> **Task statement**
Retype nothing but the lines from the start of the material up to and including the line with "return k, r2". Pictures don't belong in the copy.

>> start Provided material

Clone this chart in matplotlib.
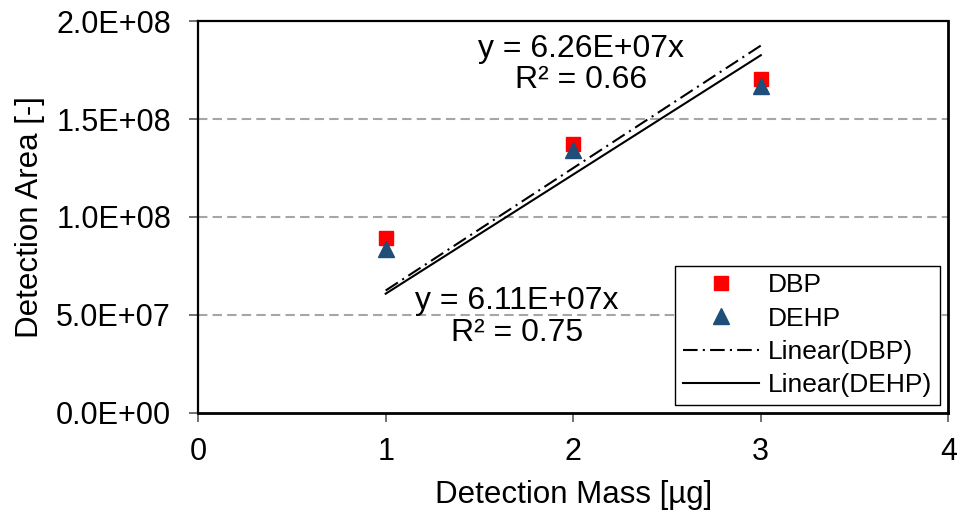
import numpy as np
import matplotlib
matplotlib.use("Agg")
import matplotlib.pyplot as plt

plt.rcParams['font.family'] = ['Liberation Sans', 'DejaVu Sans']

# data
mass = [1, 2, 3]
dbp = [8.93e7, 1.372e8, 1.704e8]
dehp = [8.35e7, 1.340e8, 1.668e8]
y_ticks = [0, 5e7, 1e8, 1.5e8, 2e8]
y_labels = ["0.0E+00", "5.0E+07", "1.0E+08", "1.5E+08", "2.0E+08"]

x = np.array(mass, dtype=float)


def fit_origin(y):
    y = np.array(y)
    k = np.sum(x * y) / np.sum(x * x)
    r2 = 1 - np.sum((y - k * x) ** 2) / np.sum((y - y.mean()) ** 2)
    return k, r2


k_dbp, r2_dbp = fit_origin(dbp)
k_dehp, r2_dehp = fit_origin(dehp)

fig = plt.figure(figsize=(9.57, 5.13), dpi=100)
ax = fig.add_axes([0.207, 0.195, 0.784, 0.764])

for v in y_ticks[1:-1]:
    ax.axhline(v, color='#a6a6a6', lw=1.5, ls=(0, (4.5, 2.5)), zorder=0)

ax.plot(x, dbp, 's', color='#ff0000', ms=10.5, label='DBP', zorder=3)
ax.plot(x, dehp, '^', color='#1f4e79', ms=12, label='DEHP', zorder=4)
ax.plot(x, k_dbp * x, color='black', lw=1.5, ls=(0, (7, 2.5, 1, 2.5)),
        label='Linear(DBP)', zorder=2)
ax.plot(x, k_dehp * x, color='black', lw=1.5, label='Linear(DEHP)', zorder=2)

ax.text(2.04, 1.778e8, "y = 6.26E+07x\nR² = 0.66", ha='center', va='center',
        fontsize=23, linespacing=1.08)
ax.text(1.70, 4.9e7, "y = 6.11E+07x\nR² = 0.75", ha='center', va='center',
        fontsize=23, linespacing=1.08)

ax.set_xlim(0, 4)
ax.set_ylim(0, 2e8)
ax.set_xticks([0, 1, 2, 3, 4])
ax.set_yticks(y_ticks)
ax.set_yticklabels(y_labels)
ax.tick_params(labelsize=22, direction='out', length=6.5, width=1.2,
               color='#595959', labelcolor='black')
ax.tick_params(axis='x', pad=10.5)
ax.tick_params(axis='y', pad=13)
for name, s in ax.spines.items():
    s.set_linewidth(2.0 if name in ('bottom', 'right') else 1.6)

ax.set_xlabel("Detection Mass [µg]", fontsize=22.5, labelpad=10)
ax.set_ylabel("Detection Area [-]", fontsize=22.5, labelpad=8)

leg = ax.legend(loc='lower right', fontsize=19, frameon=True, fancybox=False,
                edgecolor='black', framealpha=1, borderaxespad=0.3,
                handlelength=2.9, labelspacing=0.35, handletextpad=0.35,
                borderpad=0.3)
leg.get_frame().set_linewidth(1.0)

plt.savefig('out.png', dpi=100)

>> end Provided material

> **Expected answer**
Clone this chart in matplotlib.
import numpy as np
import matplotlib
matplotlib.use("Agg")
import matplotlib.pyplot as plt

plt.rcParams['font.family'] = ['Liberation Sans', 'DejaVu Sans']

# data
mass = [1, 2, 3]
dbp = [8.93e7, 1.372e8, 1.704e8]
dehp = [8.35e7, 1.340e8, 1.668e8]
y_ticks = [0, 5e7, 1e8, 1.5e8, 2e8]
y_labels = ["0.0E+00", "5.0E+07", "1.0E+08", "1.5E+08", "2.0E+08"]

x = np.array(mass, dtype=float)


def fit_origin(y):
    y = np.array(y)
    k = np.sum(x * y) / np.sum(x * x)
    r2 = 1 - np.sum((y - k * x) ** 2) / np.sum((y - y.mean()) ** 2)
    return k, r2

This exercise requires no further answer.